Stanislaus State professor emeritus rebuts former colleague’s pro-life view
I was a colleague of Richard Weikart’s and helped to hire him at Stanislaus State University. I have never regretted that. Richard was the most scholarly person in the department, writing some important historical books on Nazism and German-Hitler thought. It was with interest and respect, then, that I read his pro-life op-ed in The Modesto Bee (Oct. 2, 2022).
Richard has my sympathy. People can disagree as to when life begins. But it seems to me that once an egg is fertilized, there is some form of life inside the womb, whether one believes that this is life then or whether it begins when the baby emerges from the womb and can breathe on its own.
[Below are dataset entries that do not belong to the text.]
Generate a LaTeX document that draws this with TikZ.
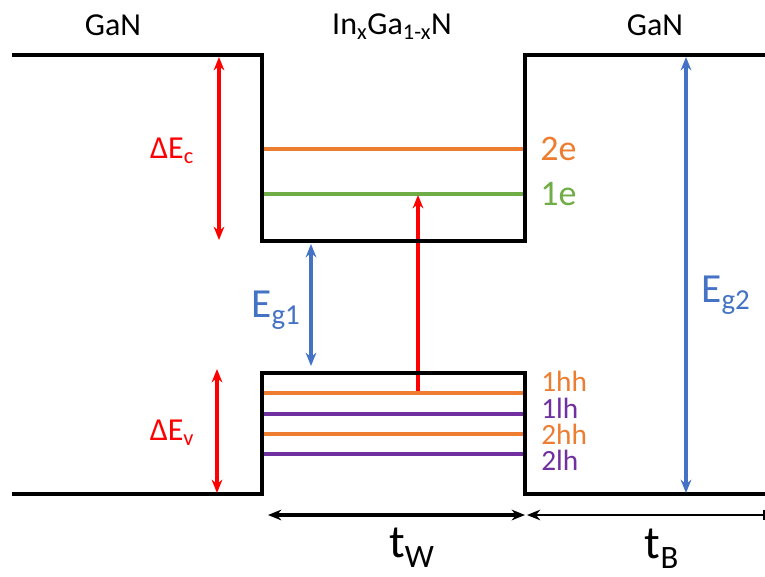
\documentclass[tikz,border=0pt]{standalone}
\usepackage{fontspec}
\setmainfont{Carlito}
\usetikzlibrary{arrows.meta}
\definecolor{cOrange}{HTML}{ED7D31}
\definecolor{cGreen}{HTML}{70AD47}
\definecolor{cPurple}{HTML}{7030A0}
\definecolor{cBlue}{HTML}{4472C4}
\definecolor{cRed}{HTML}{FF0000}
\tikzset{
  band/.style={line width=2.8pt, black, line join=miter},
  level/.style={line width=2.5pt},
  tip/.tip={Stealth[length=10pt,width=8pt]},
  dbl/.style={line width=2.3pt, tip-tip},
  lbl/.style={inner sep=0pt, font=\fontsize{24}{26}\selectfont},
  lvl/.style={inner sep=0pt, anchor=west, font=\fontsize{22}{24}\selectfont},
}
\begin{document}
\begin{tikzpicture}[x=0.75pt,y=-0.75pt]
\useasboundingbox (0,0) rectangle (765,576);
% band corners
\coordinate (cbL) at (12,55);
\coordinate (cb1) at (262,55);
\coordinate (cb2) at (262,241);
\coordinate (cb3) at (525,241);
\coordinate (cb4) at (525,55);
\coordinate (cbR) at (765,55);
\coordinate (vbL) at (12,494);
\coordinate (vb1) at (262,494);
\coordinate (vb2) at (262,373);
\coordinate (vb3) at (525,373);
\coordinate (vb4) at (525,494);
\coordinate (vbR) at (765,494);
% levels
\coordinate (e2a) at (262,149); \coordinate (e2b) at (525,149);
\coordinate (e1a) at (262,194); \coordinate (e1b) at (525,194);
\coordinate (h1a) at (262,393); \coordinate (h1b) at (525,393);
\coordinate (l1a) at (262,414); \coordinate (l1b) at (525,414);
\coordinate (h2a) at (262,434); \coordinate (h2b) at (525,434);
\coordinate (l2a) at (262,454); \coordinate (l2b) at (525,454);
\draw[level,cOrange] (e2a) -- (e2b);
\draw[level,cGreen] (e1a) -- (e1b);
\draw[level,cOrange] (h1a) -- (h1b);
\draw[level,cPurple] (l1a) -- (l1b);
\draw[level,cOrange] (h2a) -- (h2b);
\draw[level,cPurple] (l2a) -- (l2b);
% transition arrow
\coordinate (trA) at (418,391);
\coordinate (trB) at (418,195);
\draw[line width=2.4pt,cRed,-tip] (trA) -- (trB);
% bands
\draw[band] (cbL) -- (cb1) -- (cb2) -- (cb3) -- (cb4) -- (cbR);
\draw[band] (vbL) -- (vb1) -- (vb2) -- (vb3) -- (vb4) -- (vbR);
% double arrows
\coordinate (dcA) at (219,57); \coordinate (dcB) at (219,240);
\coordinate (dvA) at (217,369); \coordinate (dvB) at (217,493);
\coordinate (g1A) at (311,244); \coordinate (g1B) at (311,366);
\coordinate (g2A) at (686,57); \coordinate (g2B) at (686,493);
\draw[dbl,cRed] (dcA) -- (dcB);
\draw[dbl,cRed] (dvA) -- (dvB);
\draw[dbl,cBlue] (g1A) -- (g1B);
\draw[dbl,cBlue] (g2A) -- (g2B);
% thickness arrows
\coordinate (twA) at (268,515); \coordinate (twB) at (525,515);
\coordinate (tbA) at (527,515); \coordinate (tbB) at (765,515);
\draw[line width=2.4pt,tip-tip] (twA) -- (twB);
\draw[line width=1.3pt,tip-{Bar[width=8pt]}] (tbA) -- (tbB);
% labels
\node[lbl] (gan1) at (113,25) {GaN};
\node[lbl] (ingan) at (392,27) {In\textsubscript{x}Ga\textsubscript{1-x}N};
\node[lbl] (gan2) at (655,25) {GaN};
\node[lbl,cRed] (dEc) at (172,151) {ΔE\textsubscript{c}};
\node[lbl,cRed] (dEv) at (172,433) {ΔE\textsubscript{v}};
\node[lbl,cBlue,font=\fontsize{31}{32}\selectfont] (Eg1) at (276,310) {E\textsubscript{g1}};
\node[lbl,cBlue,font=\fontsize{31}{32}\selectfont] (Eg2) at (726,295) {E\textsubscript{g2}};
\node[lvl,cOrange,font=\fontsize{27}{28}\selectfont] (l2e) at (540,149) {2e};
\node[lvl,cGreen,font=\fontsize{27}{28}\selectfont] (l1e) at (540,194) {1e};
\node[lvl,cOrange] (l1hh) at (541,381) {1hh};
\node[lvl,cPurple] (l1lh) at (541,408) {1lh};
\node[lvl,cOrange] (l2hh) at (541,434) {2hh};
\node[lvl,cPurple] (l2lh) at (541,460) {2lh};
\node[lbl,font=\fontsize{35}{36}\selectfont] (tW) at (412,548) {t\textsubscript{W}};
\node[lbl,font=\fontsize{35}{36}\selectfont] (tB) at (662,549) {t\textsubscript{B}};
\end{tikzpicture}
\end{document}
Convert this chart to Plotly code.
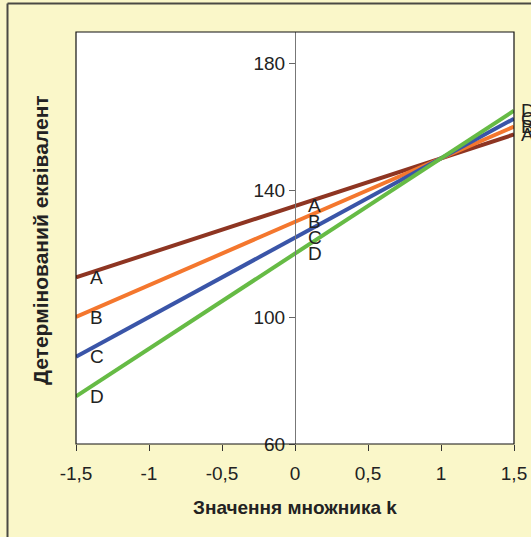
import plotly.graph_objects as go

# Multiplier values k and the determined equivalent for each variant
k_values = [-1.5, -1.0, -0.5, 0.0, 0.5, 1.0, 1.5]
series_names = ["A", "B", "C", "D"]
series_a = [112.5, 120.0, 127.5, 135.0, 142.5, 150.0, 157.5]
series_b = [100.0, 110.0, 120.0, 130.0, 140.0, 150.0, 160.0]
series_c = [87.5, 100.0, 112.5, 125.0, 137.5, 150.0, 162.5]
series_d = [75.0, 90.0, 105.0, 120.0, 135.0, 150.0, 165.0]
series_values = [series_a, series_b, series_c, series_d]
series_colors = ["#8E3522", "#F4772E", "#3A55A8", "#66BB45"]

x_tick_vals = [-1.5, -1.0, -0.5, 0.0, 0.5, 1.0, 1.5]
x_tick_text = ["-1,5", "-1", "-0,5", "0", "0,5", "1", "1,5"]
y_tick_vals = [60, 100, 140, 180]

x_title = "Значення множника k"
y_title = "Детермінований еквівалент"

W, H = 531, 537
M_L, M_R, M_T, M_B = 76, 17, 32, 93
plot_w = W - M_L - M_R
plot_h = H - M_T - M_B

font_family = "Liberation Sans, Arial, sans-serif"
text_color = "#222222"
tick_size = 19
label_size = 19

fig = go.Figure()

for name, vals, color in zip(series_names, series_values, series_colors):
    fig.add_trace(go.Scatter(
        x=k_values, y=vals, mode="lines", name=name,
        line=dict(color=color, width=4),
        showlegend=False, hoverinfo="skip",
    ))

# Letter labels at the left edge, at k = 0 and at the right edge
annotations = []
for name, vals in zip(series_names, series_values):
    for idx, shift in [(0, 12), (3, 11), (len(k_values) - 1, 5)]:
        annotations.append(dict(
            x=k_values[idx], y=vals[idx], xref="x", yref="y",
            text=name, showarrow=False, xanchor="left", yanchor="middle",
            xshift=shift, font=dict(family=font_family, size=label_size, color=text_color),
        ))

def px_to_paper_x(px):
    return (px - M_L) / plot_w

def px_to_paper_y(py):
    return (H - M_B - py) / plot_h

# Axis titles
annotations.append(dict(
    x=px_to_paper_x(295), y=px_to_paper_y(507), xref="paper", yref="paper",
    text="<b>" + x_title + "</b>", showarrow=False, xanchor="center", yanchor="middle",
    font=dict(family=font_family, size=19, color=text_color),
))
annotations.append(dict(
    x=px_to_paper_x(40), y=px_to_paper_y(240), xref="paper", yref="paper",
    text="<b>" + y_title + "</b>", showarrow=False, textangle=-90,
    xanchor="center", yanchor="middle",
    font=dict(family=font_family, size=21, color=text_color),
))

shapes = [
    # plot frame
    dict(type="rect", xref="paper", yref="paper", x0=0, y0=0, x1=1, y1=1,
         line=dict(color="#111111", width=1.2), layer="above"),
    # outer chart frame (top and left edges)
    dict(type="line", xref="paper", yref="paper",
         x0=px_to_paper_x(7.5), y0=px_to_paper_y(3.5),
         x1=px_to_paper_x(540), y1=px_to_paper_y(3.5),
         line=dict(color="#4a4a44", width=2)),
    dict(type="line", xref="paper", yref="paper",
         x0=px_to_paper_x(7.5), y0=px_to_paper_y(3.5),
         x1=px_to_paper_x(7.5), y1=px_to_paper_y(545),
         line=dict(color="#4a4a44", width=2)),
]

fig.update_layout(
    width=W, height=H,
    margin=dict(l=M_L, r=M_R, t=M_T, b=M_B, pad=0),
    paper_bgcolor="#FAF7C9",
    plot_bgcolor="#FFFFFF",
    font=dict(family=font_family, size=tick_size, color=text_color),
    xaxis=dict(
        range=[-1.5, 1.5], domain=[0, 1], automargin=False,
        tickvals=x_tick_vals, ticktext=x_tick_text,
        ticks="outside", ticklen=6, tickcolor="#333333", tickwidth=1,
        ticklabelstandoff=6,
        showgrid=False, zeroline=False, showline=False,
        tickfont=dict(family=font_family, size=tick_size, color=text_color),
    ),
    yaxis=dict(
        range=[60, 189.8], anchor="free", position=0.5, automargin=False,
        tickvals=y_tick_vals, ticks="outside", ticklen=6,
        tickcolor="#666666", tickwidth=1,
        showline=True, linecolor="#777777", linewidth=1,
        showgrid=False, zeroline=False,
        tickfont=dict(family=font_family, size=tick_size, color=text_color),
    ),
    annotations=annotations,
    shapes=shapes,
)

fig.write_html("out.html")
My wife and I found out that birth control is not 100% effective when our youngest child, 40 next month, was conceived 10 years after the youngest of our three other children.
We didn’t particularly think abortion was appropriate, and we are grateful that we stayed the course.
Believing as Richard does is both fine and moral. But if society refuses to let women have an abortion of a child she (and the father, perhaps) don’t want, or can’t afford to raise, or are too young (or too old) to want a child, the baby is more likely to be born into a world unwanted and perhaps poorly provided for and more likely not as well loved or brought up.
Very frankly, those opposed to abortion must present a viable alternative. People — whether Supreme Court Justices, members of Congress, pro-life religious leaders or ordinary people — need to put action alongside their words. They need, in short, to come up with a plan, spread the word far and wide, and actually demonstrate they will do something about it.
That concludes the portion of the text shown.